>> START
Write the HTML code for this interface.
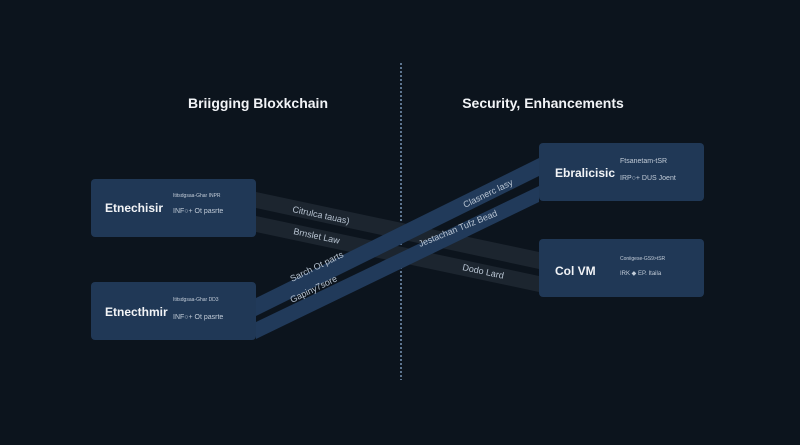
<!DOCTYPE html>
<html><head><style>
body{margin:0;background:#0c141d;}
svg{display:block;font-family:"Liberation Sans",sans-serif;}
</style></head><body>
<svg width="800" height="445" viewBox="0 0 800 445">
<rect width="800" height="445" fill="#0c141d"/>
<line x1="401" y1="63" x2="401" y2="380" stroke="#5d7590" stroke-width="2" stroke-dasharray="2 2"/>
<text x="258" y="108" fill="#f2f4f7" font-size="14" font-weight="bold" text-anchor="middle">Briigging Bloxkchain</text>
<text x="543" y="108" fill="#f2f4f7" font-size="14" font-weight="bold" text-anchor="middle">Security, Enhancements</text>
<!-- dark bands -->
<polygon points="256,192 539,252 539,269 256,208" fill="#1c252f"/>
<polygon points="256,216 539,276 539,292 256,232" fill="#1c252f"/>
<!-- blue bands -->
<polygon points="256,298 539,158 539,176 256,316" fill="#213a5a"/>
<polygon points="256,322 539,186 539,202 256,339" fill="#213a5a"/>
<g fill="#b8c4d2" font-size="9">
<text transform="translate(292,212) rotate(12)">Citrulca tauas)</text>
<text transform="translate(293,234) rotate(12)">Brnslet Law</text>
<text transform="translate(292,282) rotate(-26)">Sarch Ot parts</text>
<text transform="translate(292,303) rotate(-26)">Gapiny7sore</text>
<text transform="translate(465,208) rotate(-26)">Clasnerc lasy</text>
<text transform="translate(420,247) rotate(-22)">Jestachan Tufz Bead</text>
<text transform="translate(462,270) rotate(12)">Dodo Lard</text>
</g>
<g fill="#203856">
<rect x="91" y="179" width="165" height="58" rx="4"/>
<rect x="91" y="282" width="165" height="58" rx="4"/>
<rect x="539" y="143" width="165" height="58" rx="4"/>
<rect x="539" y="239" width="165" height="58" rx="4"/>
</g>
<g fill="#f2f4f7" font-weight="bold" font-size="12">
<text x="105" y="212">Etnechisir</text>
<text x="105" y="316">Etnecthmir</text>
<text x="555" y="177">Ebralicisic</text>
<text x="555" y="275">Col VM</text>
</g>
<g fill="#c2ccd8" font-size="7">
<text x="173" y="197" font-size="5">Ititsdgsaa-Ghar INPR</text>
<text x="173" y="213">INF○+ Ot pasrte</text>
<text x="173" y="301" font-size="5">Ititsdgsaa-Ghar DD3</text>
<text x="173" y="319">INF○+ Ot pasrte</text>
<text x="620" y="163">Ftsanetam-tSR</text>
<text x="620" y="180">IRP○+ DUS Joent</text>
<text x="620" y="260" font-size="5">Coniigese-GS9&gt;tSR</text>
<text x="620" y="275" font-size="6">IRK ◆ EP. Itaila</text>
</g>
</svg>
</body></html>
>> END
◆ Exercise directions:
Using the data above, write out every line exactly, leaving the images behind.

◆ Solution:
Write the HTML code for this interface.
<!DOCTYPE html>
<html><head><style>
body{margin:0;background:#0c141d;}
svg{display:block;font-family:"Liberation Sans",sans-serif;}
</style></head><body>
<svg width="800" height="445" viewBox="0 0 800 445">
<rect width="800" height="445" fill="#0c141d"/>
<line x1="401" y1="63" x2="401" y2="380" stroke="#5d7590" stroke-width="2" stroke-dasharray="2 2"/>
<text x="258" y="108" fill="#f2f4f7" font-size="14" font-weight="bold" text-anchor="middle">Briigging Bloxkchain</text>
<text x="543" y="108" fill="#f2f4f7" font-size="14" font-weight="bold" text-anchor="middle">Security, Enhancements</text>
<!-- dark bands -->
<polygon points="256,192 539,252 539,269 256,208" fill="#1c252f"/>
<polygon points="256,216 539,276 539,292 256,232" fill="#1c252f"/>
<!-- blue bands -->
<polygon points="256,298 539,158 539,176 256,316" fill="#213a5a"/>
<polygon points="256,322 539,186 539,202 256,339" fill="#213a5a"/>
<g fill="#b8c4d2" font-size="9">
<text transform="translate(292,212) rotate(12)">Citrulca tauas)</text>
<text transform="translate(293,234) rotate(12)">Brnslet Law</text>
<text transform="translate(292,282) rotate(-26)">Sarch Ot parts</text>
<text transform="translate(292,303) rotate(-26)">Gapiny7sore</text>
<text transform="translate(465,208) rotate(-26)">Clasnerc lasy</text>
<text transform="translate(420,247) rotate(-22)">Jestachan Tufz Bead</text>
<text transform="translate(462,270) rotate(12)">Dodo Lard</text>
</g>
<g fill="#203856">
<rect x="91" y="179" width="165" height="58" rx="4"/>
<rect x="91" y="282" width="165" height="58" rx="4"/>
<rect x="539" y="143" width="165" height="58" rx="4"/>
<rect x="539" y="239" width="165" height="58" rx="4"/>
</g>
<g fill="#f2f4f7" font-weight="bold" font-size="12">
<text x="105" y="212">Etnechisir</text>
<text x="105" y="316">Etnecthmir</text>
<text x="555" y="177">Ebralicisic</text>
<text x="555" y="275">Col VM</text>
</g>
<g fill="#c2ccd8" font-size="7">
<text x="173" y="197" font-size="5">Ititsdgsaa-Ghar INPR</text>
<text x="173" y="213">INF○+ Ot pasrte</text>
<text x="173" y="301" font-size="5">Ititsdgsaa-Ghar DD3</text>
<text x="173" y="319">INF○+ Ot pasrte</text>
<text x="620" y="163">Ftsanetam-tSR</text>
<text x="620" y="180">IRP○+ DUS Joent</text>
<text x="620" y="260" font-size="5">Coniigese-GS9&gt;tSR</text>
<text x="620" y="275" font-size="6">IRK ◆ EP. Itaila</text>
</g>
</svg>
</body></html>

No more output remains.